Saturday, May 10, 2003

Freak Out!

So I must have set off a freak alarm on Jeff. I haven't heard from him since I asked if he wanted to go with me to Cedar Point. Now I could understand a freak out if I had said "move in with me" or "do you like little girls?" but come on! Do you want to go to an amusement park next week is not a scary question?

Mom called yesterday. "YOU ARE COMING TO FLORIDA FOR MY BIRTHDAY RIGHT?" Ugghh…the woman is giving me an ulcer already. All my friends and acquaintances think it's such a great thing having a pot smoking hippy artist for a mother. Try it. She will drive you into years of therapy. I have to thank her for the source of comedy material though.

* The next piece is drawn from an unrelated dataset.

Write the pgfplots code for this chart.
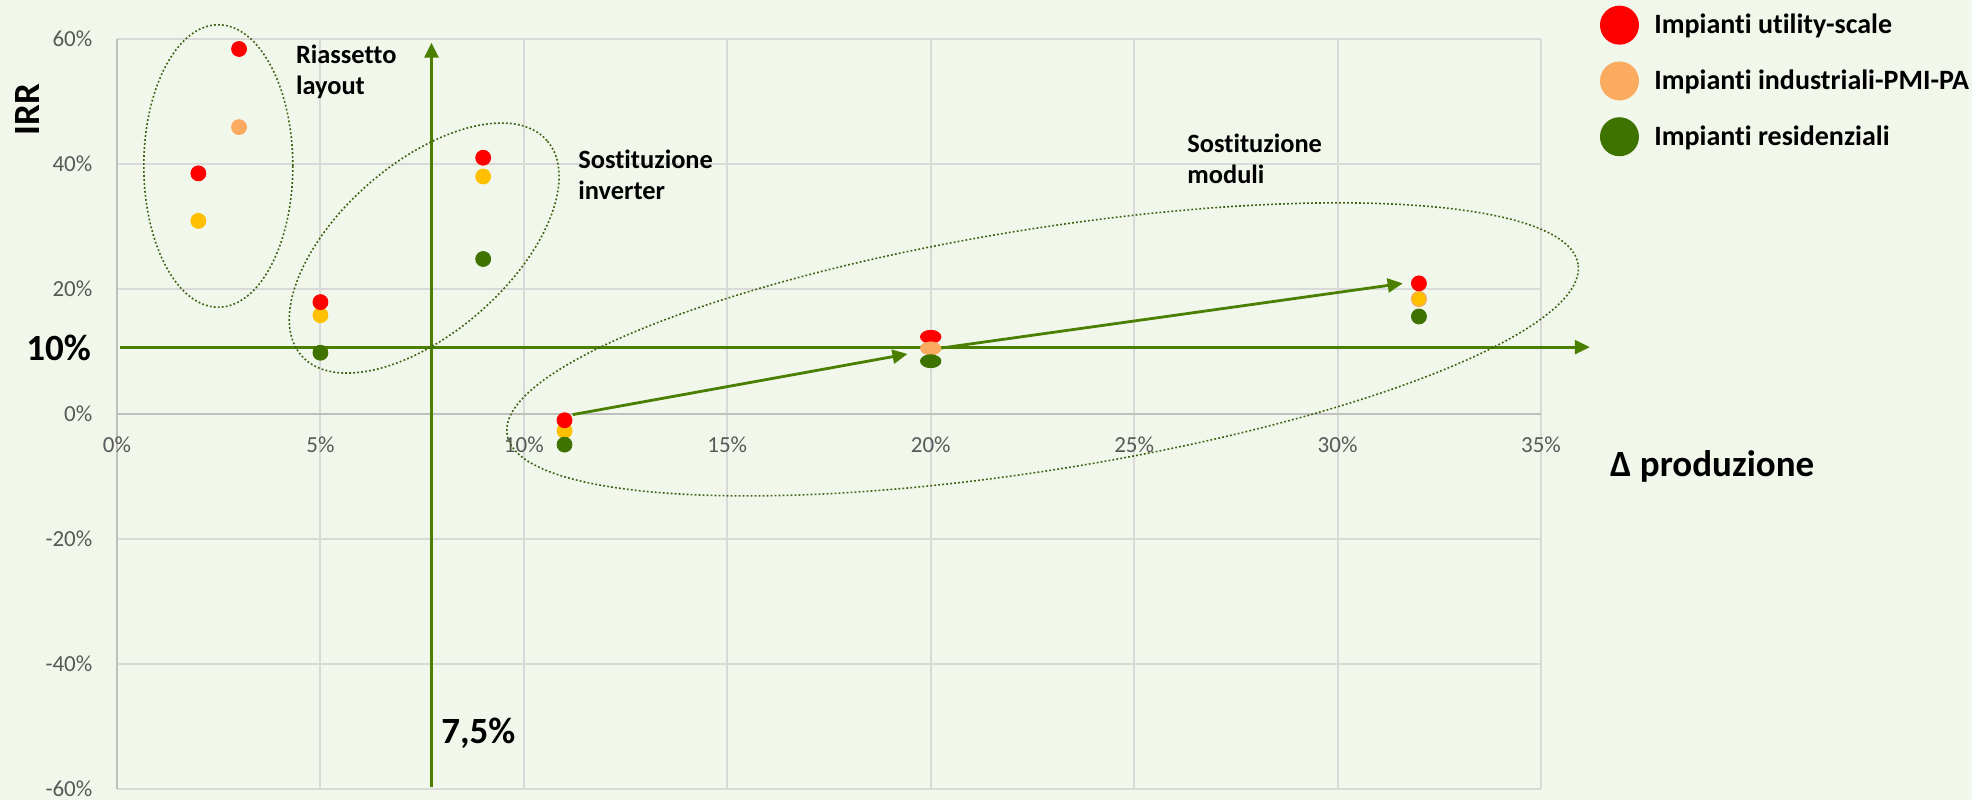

Work situation is slammed now. I prepared an upload file for the database that was 1800 records long. Uploaded it and somehow the information corrupted and my telephone number was placed in the field for the actual supplier number. This database feeds data to the buyers database, so I have buyers calling me from all over the world pricing out a pallet of screws, or a hydraulic joint. I don't even know what the hell the company even makes.


Wednesday, May 07, 2003

Dying for a ride

So I'm really dying to go to Cedar Point and ride the new ride. I don't have anyone to go with, so I am asking Jeff if he would want to go. Maybe not a good idea, but he seems like a nice guy and nothing like a day at the park to see if you can tolerate each other.


Friday, May 02, 2003

First Impressions

So I met Jeff this weekend.
First impressions: A really nice guy who is a hell of a lot more attractive in person than his picture reveals. Kind of comical seeing several straight women cruising him as we were at the movie theater. That he didn't even notice…even funnier.

Shocked me when he brought Fig Newton cookies for the evening. I had forgotten that I had told him that I had never had a Fig Newton before. Not bad…the cookie that is. Now the big question…Was I just on a date?

I may have to ask my out of town friend Philip and see what he says. It just seems like this suddenly became a date. I'm not sure….but is that a bad thing? I haven't had a date in a very long time. I can't believe it has been a year since I broke up with JP. Six years of my life, ended…wow. Am I even ready to date? Not sure yet…but I guess I know one way to find out.